[Stored items]
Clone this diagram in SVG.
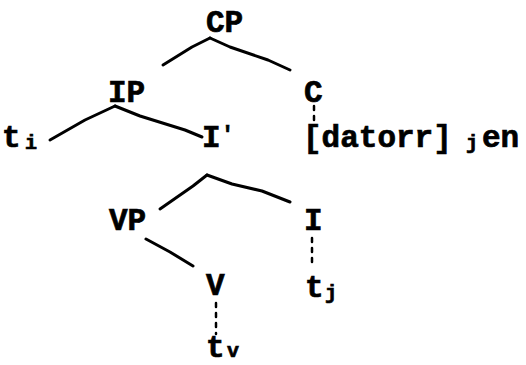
<svg xmlns="http://www.w3.org/2000/svg" width="526" height="365" viewBox="0 0 526 365">
<style>
text{font-family:"Liberation Mono","DejaVu Sans Mono",monospace;font-weight:bold;font-size:31px;fill:#000;stroke:#000;stroke-width:0.7}
.sub{font-size:20px}
.e{stroke:#000;stroke-width:3;fill:none;stroke-linecap:round;stroke-linejoin:round}
.d{stroke:#000;stroke-width:2.5;fill:none;stroke-dasharray:4 6;stroke-linecap:round}
</style>
<rect width="526" height="365" fill="#fff"/>
<g id="connectors">
<polyline class="e" points="163,65 192,47 210,38"/>
<polyline class="e" points="210,38 230,47 268,60 290,70"/>
<polyline class="e" points="50,140 85,120 115,106"/>
<polyline class="e" points="115,106 140,116 185,130 202,137"/>
<polyline class="e" points="160,209 193,186 207,175"/>
<polyline class="e" points="207,175 232,184 262,191 290,202"/>
<polyline class="e" points="146,239 170,252 193,266"/>
<line class="d" x1="314" y1="106" x2="314" y2="126"/>
<line class="d" x1="312" y1="238" x2="312" y2="268"/>
<line class="d" x1="216" y1="303" x2="216" y2="334"/>
</g>
<g id="CP"><text x="206" y="32">CP</text></g>
<g id="IP"><text x="108" y="102">IP</text></g>
<g id="C"><text x="304" y="102">C</text></g>
<g id="ti"><text x="2" y="147">t<tspan class="sub" x="25" dy="2">i</tspan></text></g>
<g id="Ibar"><text x="202" y="147">I<tspan x="221" dy="-6" font-size="22">′</tspan></text></g>
<g id="datorr"><text x="303" y="147">[datorr]<tspan class="sub" x="466" dy="2">j</tspan><tspan x="482" dy="-2">en</tspan></text></g>
<g id="VP"><text x="109" y="230">VP</text></g>
<g id="I"><text x="304" y="230">I</text></g>
<g id="V"><text x="206" y="295">V</text></g>
<g id="tj"><text x="305" y="297">t<tspan class="sub" x="325" dy="2">j</tspan></text></g>
<g id="tv"><text x="206" y="357">t<tspan class="sub" x="227" dy="0">v</tspan></text></g>
</svg>
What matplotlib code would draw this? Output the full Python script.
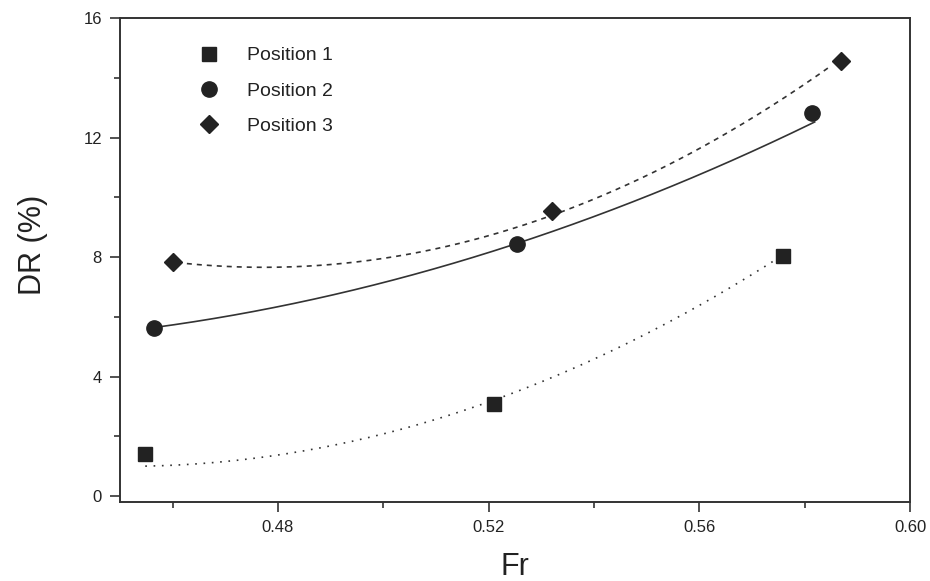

> Task:
Transcribe every entry word for word, but skip the pictures.

> Solution for this problem:
Clone this diagram in SVG.
<svg xmlns="http://www.w3.org/2000/svg" width="526" height="365" viewBox="0 0 526 365">
<style>
text{font-family:"Liberation Mono","DejaVu Sans Mono",monospace;font-weight:bold;font-size:31px;fill:#000;stroke:#000;stroke-width:0.7}
.sub{font-size:20px}
.e{stroke:#000;stroke-width:3;fill:none;stroke-linecap:round;stroke-linejoin:round}
.d{stroke:#000;stroke-width:2.5;fill:none;stroke-dasharray:4 6;stroke-linecap:round}
</style>
<rect width="526" height="365" fill="#fff"/>
<g id="connectors">
<polyline class="e" points="163,65 192,47 210,38"/>
<polyline class="e" points="210,38 230,47 268,60 290,70"/>
<polyline class="e" points="50,140 85,120 115,106"/>
<polyline class="e" points="115,106 140,116 185,130 202,137"/>
<polyline class="e" points="160,209 193,186 207,175"/>
<polyline class="e" points="207,175 232,184 262,191 290,202"/>
<polyline class="e" points="146,239 170,252 193,266"/>
<line class="d" x1="314" y1="106" x2="314" y2="126"/>
<line class="d" x1="312" y1="238" x2="312" y2="268"/>
<line class="d" x1="216" y1="303" x2="216" y2="334"/>
</g>
<g id="CP"><text x="206" y="32">CP</text></g>
<g id="IP"><text x="108" y="102">IP</text></g>
<g id="C"><text x="304" y="102">C</text></g>
<g id="ti"><text x="2" y="147">t<tspan class="sub" x="25" dy="2">i</tspan></text></g>
<g id="Ibar"><text x="202" y="147">I<tspan x="221" dy="-6" font-size="22">′</tspan></text></g>
<g id="datorr"><text x="303" y="147">[datorr]<tspan class="sub" x="466" dy="2">j</tspan><tspan x="482" dy="-2">en</tspan></text></g>
<g id="VP"><text x="109" y="230">VP</text></g>
<g id="I"><text x="304" y="230">I</text></g>
<g id="V"><text x="206" y="295">V</text></g>
<g id="tj"><text x="305" y="297">t<tspan class="sub" x="325" dy="2">j</tspan></text></g>
<g id="tv"><text x="206" y="357">t<tspan class="sub" x="227" dy="0">v</tspan></text></g>
</svg>
What matplotlib code would draw this? Output the full Python script.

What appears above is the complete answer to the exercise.